◆ **Stated task**
Only the lines from the start of the material through the line containing "import pandas as pd" are to be extracted, exactly as they appear.

◆ **Data shown**
======

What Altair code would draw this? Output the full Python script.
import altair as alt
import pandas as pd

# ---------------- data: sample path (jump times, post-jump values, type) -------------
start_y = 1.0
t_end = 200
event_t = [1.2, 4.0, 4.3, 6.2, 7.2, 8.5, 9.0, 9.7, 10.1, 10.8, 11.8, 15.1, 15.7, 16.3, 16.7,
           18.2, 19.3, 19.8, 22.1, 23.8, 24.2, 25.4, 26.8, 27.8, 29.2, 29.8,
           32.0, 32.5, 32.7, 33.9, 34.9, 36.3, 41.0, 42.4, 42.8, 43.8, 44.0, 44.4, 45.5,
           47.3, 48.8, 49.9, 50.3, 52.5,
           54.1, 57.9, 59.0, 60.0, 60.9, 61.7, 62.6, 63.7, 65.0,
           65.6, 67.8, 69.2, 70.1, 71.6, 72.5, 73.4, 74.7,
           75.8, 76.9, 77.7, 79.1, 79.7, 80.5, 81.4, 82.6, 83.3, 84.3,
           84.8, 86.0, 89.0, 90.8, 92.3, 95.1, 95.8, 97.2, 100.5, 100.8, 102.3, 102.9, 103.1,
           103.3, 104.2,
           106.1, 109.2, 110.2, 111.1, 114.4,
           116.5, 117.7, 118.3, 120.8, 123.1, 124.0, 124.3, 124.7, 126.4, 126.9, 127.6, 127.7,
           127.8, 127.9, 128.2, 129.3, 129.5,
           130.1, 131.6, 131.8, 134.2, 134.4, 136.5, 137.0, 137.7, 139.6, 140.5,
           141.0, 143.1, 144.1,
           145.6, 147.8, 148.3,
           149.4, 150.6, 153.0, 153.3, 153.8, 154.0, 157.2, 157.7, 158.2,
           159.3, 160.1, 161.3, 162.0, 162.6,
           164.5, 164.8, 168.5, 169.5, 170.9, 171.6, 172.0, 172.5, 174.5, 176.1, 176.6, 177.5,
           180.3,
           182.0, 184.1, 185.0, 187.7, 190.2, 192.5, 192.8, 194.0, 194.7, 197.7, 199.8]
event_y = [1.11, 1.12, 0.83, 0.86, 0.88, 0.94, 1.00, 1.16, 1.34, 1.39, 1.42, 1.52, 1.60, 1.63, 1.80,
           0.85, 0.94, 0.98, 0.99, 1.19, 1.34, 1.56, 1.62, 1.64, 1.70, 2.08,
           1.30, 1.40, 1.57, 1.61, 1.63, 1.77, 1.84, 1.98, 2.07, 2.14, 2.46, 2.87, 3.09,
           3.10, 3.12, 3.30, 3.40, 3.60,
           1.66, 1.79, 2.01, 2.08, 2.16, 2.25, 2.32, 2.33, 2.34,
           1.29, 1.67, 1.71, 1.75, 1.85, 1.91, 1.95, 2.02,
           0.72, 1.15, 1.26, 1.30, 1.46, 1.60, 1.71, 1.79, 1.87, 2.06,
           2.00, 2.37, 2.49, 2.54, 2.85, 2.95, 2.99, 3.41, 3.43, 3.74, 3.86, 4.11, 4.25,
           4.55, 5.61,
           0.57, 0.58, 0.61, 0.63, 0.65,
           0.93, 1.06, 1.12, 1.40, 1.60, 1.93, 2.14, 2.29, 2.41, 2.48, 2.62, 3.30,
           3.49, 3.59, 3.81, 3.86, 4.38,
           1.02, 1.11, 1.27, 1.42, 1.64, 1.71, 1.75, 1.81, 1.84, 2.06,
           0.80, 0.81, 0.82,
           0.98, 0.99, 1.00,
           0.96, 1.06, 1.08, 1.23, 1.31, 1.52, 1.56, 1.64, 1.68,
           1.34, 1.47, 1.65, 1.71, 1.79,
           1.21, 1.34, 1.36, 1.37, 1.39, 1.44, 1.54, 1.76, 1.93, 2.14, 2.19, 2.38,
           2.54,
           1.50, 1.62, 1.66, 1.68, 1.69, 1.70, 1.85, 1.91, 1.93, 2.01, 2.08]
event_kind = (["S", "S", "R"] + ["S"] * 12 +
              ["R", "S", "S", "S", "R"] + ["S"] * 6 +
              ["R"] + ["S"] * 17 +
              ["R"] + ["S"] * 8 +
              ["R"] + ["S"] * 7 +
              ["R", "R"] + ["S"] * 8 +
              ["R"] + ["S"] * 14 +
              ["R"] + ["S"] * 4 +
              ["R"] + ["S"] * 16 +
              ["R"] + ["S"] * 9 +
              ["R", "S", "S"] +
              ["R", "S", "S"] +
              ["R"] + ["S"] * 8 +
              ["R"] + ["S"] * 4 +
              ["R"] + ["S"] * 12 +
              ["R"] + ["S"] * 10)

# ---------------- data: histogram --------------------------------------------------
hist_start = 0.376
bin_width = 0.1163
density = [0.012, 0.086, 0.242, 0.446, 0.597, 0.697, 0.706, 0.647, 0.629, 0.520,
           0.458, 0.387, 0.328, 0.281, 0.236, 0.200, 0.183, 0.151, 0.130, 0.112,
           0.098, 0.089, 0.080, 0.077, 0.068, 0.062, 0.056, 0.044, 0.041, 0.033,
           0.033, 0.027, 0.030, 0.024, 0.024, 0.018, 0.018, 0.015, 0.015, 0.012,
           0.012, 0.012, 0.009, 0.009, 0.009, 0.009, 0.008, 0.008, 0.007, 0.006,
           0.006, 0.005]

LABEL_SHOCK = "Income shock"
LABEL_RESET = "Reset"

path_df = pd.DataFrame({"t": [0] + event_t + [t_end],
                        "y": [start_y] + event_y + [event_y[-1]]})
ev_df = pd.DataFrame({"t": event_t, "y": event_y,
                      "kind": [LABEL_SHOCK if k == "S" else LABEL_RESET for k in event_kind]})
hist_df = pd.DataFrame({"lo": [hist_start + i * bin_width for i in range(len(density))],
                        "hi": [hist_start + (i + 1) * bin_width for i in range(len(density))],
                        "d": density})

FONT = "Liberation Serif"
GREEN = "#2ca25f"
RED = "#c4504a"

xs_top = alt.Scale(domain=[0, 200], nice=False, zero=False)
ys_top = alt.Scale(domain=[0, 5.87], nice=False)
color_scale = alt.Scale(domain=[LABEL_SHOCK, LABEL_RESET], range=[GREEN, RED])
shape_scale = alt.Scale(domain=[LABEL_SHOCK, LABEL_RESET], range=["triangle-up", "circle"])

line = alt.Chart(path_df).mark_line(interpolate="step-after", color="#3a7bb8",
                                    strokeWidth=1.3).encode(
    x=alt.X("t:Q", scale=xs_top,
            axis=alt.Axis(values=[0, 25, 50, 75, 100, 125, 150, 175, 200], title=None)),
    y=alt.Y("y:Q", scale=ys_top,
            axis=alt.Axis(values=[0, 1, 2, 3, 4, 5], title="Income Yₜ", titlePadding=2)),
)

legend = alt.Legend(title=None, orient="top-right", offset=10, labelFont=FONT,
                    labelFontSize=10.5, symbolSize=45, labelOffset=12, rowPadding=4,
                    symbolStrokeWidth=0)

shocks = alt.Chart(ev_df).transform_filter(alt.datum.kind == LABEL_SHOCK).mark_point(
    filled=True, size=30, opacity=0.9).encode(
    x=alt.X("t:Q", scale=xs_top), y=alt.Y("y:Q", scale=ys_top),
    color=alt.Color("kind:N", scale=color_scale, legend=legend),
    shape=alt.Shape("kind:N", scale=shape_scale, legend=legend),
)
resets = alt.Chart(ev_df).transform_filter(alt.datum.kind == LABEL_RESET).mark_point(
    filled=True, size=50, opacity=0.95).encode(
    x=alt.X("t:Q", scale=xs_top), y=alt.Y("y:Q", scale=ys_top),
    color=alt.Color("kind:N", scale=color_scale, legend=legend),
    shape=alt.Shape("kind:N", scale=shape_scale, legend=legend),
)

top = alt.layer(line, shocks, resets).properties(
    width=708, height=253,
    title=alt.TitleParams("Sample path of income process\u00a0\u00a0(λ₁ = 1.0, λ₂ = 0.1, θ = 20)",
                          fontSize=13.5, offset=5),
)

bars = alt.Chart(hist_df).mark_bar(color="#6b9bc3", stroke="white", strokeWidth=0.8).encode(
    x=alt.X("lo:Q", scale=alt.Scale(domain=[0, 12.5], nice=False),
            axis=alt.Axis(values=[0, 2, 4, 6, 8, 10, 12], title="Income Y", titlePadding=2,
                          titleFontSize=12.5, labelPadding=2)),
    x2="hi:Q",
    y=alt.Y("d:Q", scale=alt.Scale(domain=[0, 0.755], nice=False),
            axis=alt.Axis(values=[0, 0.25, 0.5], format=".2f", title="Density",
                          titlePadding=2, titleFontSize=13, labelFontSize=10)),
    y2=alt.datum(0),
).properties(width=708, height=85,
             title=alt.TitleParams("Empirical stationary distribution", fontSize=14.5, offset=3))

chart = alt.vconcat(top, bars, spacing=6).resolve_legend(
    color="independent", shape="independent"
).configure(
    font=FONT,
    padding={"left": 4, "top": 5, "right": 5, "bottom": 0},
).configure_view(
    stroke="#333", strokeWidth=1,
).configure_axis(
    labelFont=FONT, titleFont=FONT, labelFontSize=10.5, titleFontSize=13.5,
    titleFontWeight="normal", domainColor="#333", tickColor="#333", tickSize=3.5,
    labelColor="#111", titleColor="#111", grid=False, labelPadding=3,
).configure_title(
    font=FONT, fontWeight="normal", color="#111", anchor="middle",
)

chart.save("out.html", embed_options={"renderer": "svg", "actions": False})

======

◆ **Finished answer**
What Altair code would draw this? Output the full Python script.
import altair as alt
import pandas as pd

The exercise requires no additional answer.